Return on Investment: How much did it cost to implement these activities? How do your results above compare to this investment?:
Restoration costs vary, but generally $1000-$2000 per hectare for 5-25 hectares and $1000 or less for projects greater than 25 hectares. A site will never return to the exact conditions pre-degradation, but the return on such an investment is certainly worth it based on the economics alone. The resulting social and environmental impacts further solidify the critical importance of mangrove restoration. A conservative valuation of mangroves at $3400 per hectare can be up to three times the return on investment and even at the lowest valuation of $1000 per hectare the return is still generally break even from an economic perspective. Accounting for the environmental and social benefits, restoration is a solid investment. The sustainable livelihoods generated from intact mangrove forests promote continued ecological management and strengthen community economies. Healthy mangroves attenuate damage from storm surge, reducing property damage and casualties while also promoting faster recovery in areas that might get little attention from state and national governments.
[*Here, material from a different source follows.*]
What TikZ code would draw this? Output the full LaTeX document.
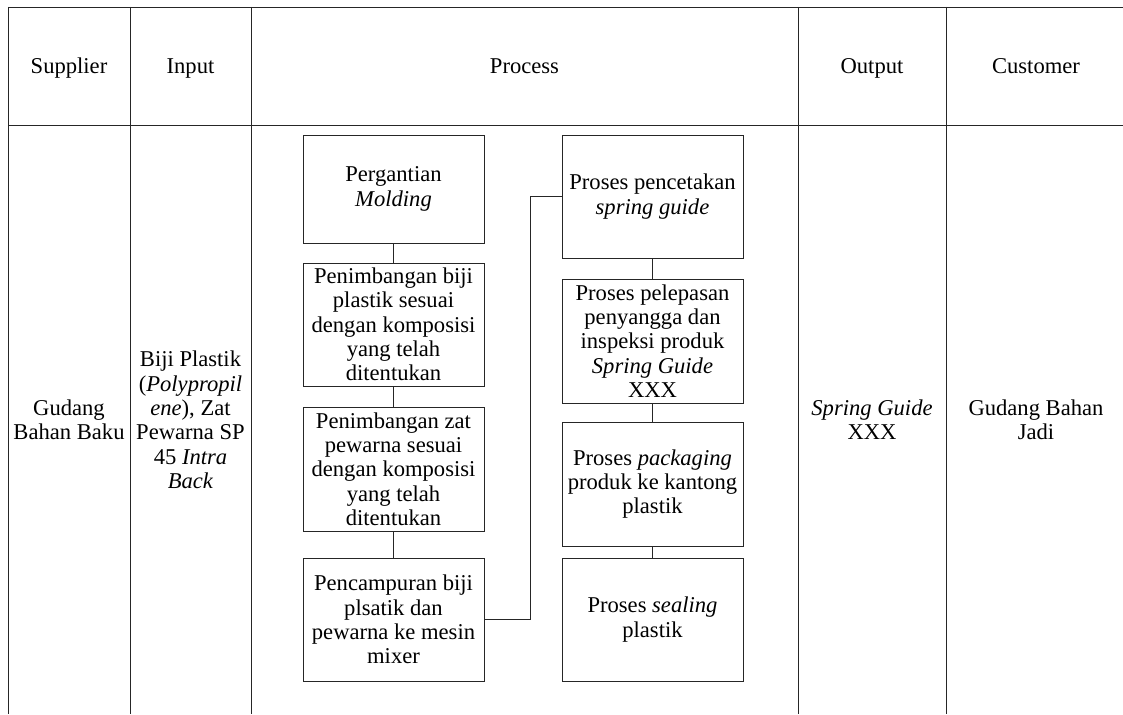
\documentclass[tikz,border=0pt]{standalone}
\usepackage{fontspec}
\setmainfont{Liberation Serif}
\begin{document}
\begin{tikzpicture}[x=1pt,y=-1pt,
  rule/.style={line width=0.9pt,draw=black!85},
  cell/.style={align=center,inner sep=0pt,font=\fontsize{22.6}{24.3}\selectfont},
  head/.style={cell,anchor=base},
  pbox/.style={draw=black!85,line width=0.9pt,minimum width=181pt,align=center,inner sep=0pt,font=\fontsize{22.6}{24.3}\selectfont},
  link/.style={line width=0.9pt,draw=black!85}]
\useasboundingbox (0,0) rectangle (1123,714);
\fill[white] (0,0) rectangle (1123,714);
% table rules
\draw[rule] (8,7) -- (1123,7);
\draw[rule] (8,125) -- (1123,125);
\foreach \x in {8,130,251,798,946} \draw[rule] (\x,7) -- (\x,714);
% header
\node[head] (hs) at (69,73.5) {Supplier};
\node[head] (hi) at (190.5,73.5) {Input};
\node[head] (hp) at (524.5,73.5) {Process};
\node[head] (ho) at (872,73.5) {Output};
\node[head] (hc) at (1036,73.5) {Customer};
% body texts
\node[cell] (sup) at (69,420) {Gudang\\Bahan Baku};
\node[cell] (inp) at (190.5,420) {Biji Plastik\\(\textit{Polypropil}\\\textit{ene}), Zat\\Pewarna SP\\45 \textit{Intra}\\\textit{Back}};
\node[cell] (out) at (872,420) {\textit{Spring Guide}\\XXX};
\node[cell] (cus) at (1036,420) {Gudang Bahan\\Jadi};
% process boxes
\node[pbox,minimum height=108pt] (b1) at (393.5,189) {Pergantian\\\textit{Molding}};
\node[pbox,minimum height=123pt] (b2) at (393.5,324.5) {Penimbangan biji\\plastik sesuai\\dengan komposisi\\yang telah\\ditentukan};
\node[pbox,minimum height=124pt] (b3) at (393.5,469) {Penimbangan zat\\pewarna sesuai\\dengan komposisi\\yang telah\\ditentukan};
\node[pbox,minimum height=123pt] (b4) at (393.5,619.5) {Pencampuran biji\\plsatik dan\\pewarna ke mesin\\mixer};
\node[pbox,minimum height=123pt] (b5) at (652.5,196.5) {Proses pencetakan\\\textit{spring guide}};
\node[pbox,minimum height=124pt] (b6) at (652.5,341) {Proses pelepasan\\penyangga dan\\inspeksi produk\\\textit{Spring Guide}\\XXX};
\node[pbox,minimum height=124pt] (b7) at (652.5,484) {Proses \textit{packaging}\\produk ke kantong\\plastik};
\node[pbox,minimum height=123pt] (b8) at (652.5,619.5) {Proses \textit{sealing}\\plastik};
% connectors
\draw[link] (b1) -- (b2);
\draw[link] (b2) -- (b3);
\draw[link] (b3) -- (b4);
\coordinate (turn) at (530,619.5);
\draw[link] (b4.east) -- (turn) |- (b5.west);
\draw[link] (b5) -- (b6);
\draw[link] (b6) -- (b7);
\draw[link] (b7) -- (b8);
\end{tikzpicture}
\end{document}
What are the main factors needed to successfully replicate this solution elsewhere?:
The biggest challenge in implementing CBEMR is not the actual restoration process itself, but gaining the permitted access to suitable sites. Though there may be 400,000 ha of abandoned and disused shrimp farms worldwide, and many of these in former mangrove areas, gaining needed permission or legal access to perform the restoration is an immense obstacle. It will take more education about the greater economic value of intact mangroves vs. the lesser value of a shrimp farm occupying the same area. In order to successfully implement MAP’s CBEMR method, restoration must: 1) be based on ecological mangrove principals – what was the area’s history of use, what mangrove species grew there, what caused the destruction or degradation, what were their hydrological requirements, how deep was the substrate in which they grew, what were the fresh water inputs, and where did exchange of tidal and sea water take place? 2) involve local stakeholders in planning, implementing, and monitoring 3) work with (not against) nature by encouraging natural regeneration 4) only resort to planting mangroves for very specific reasons where natural propagules are not available.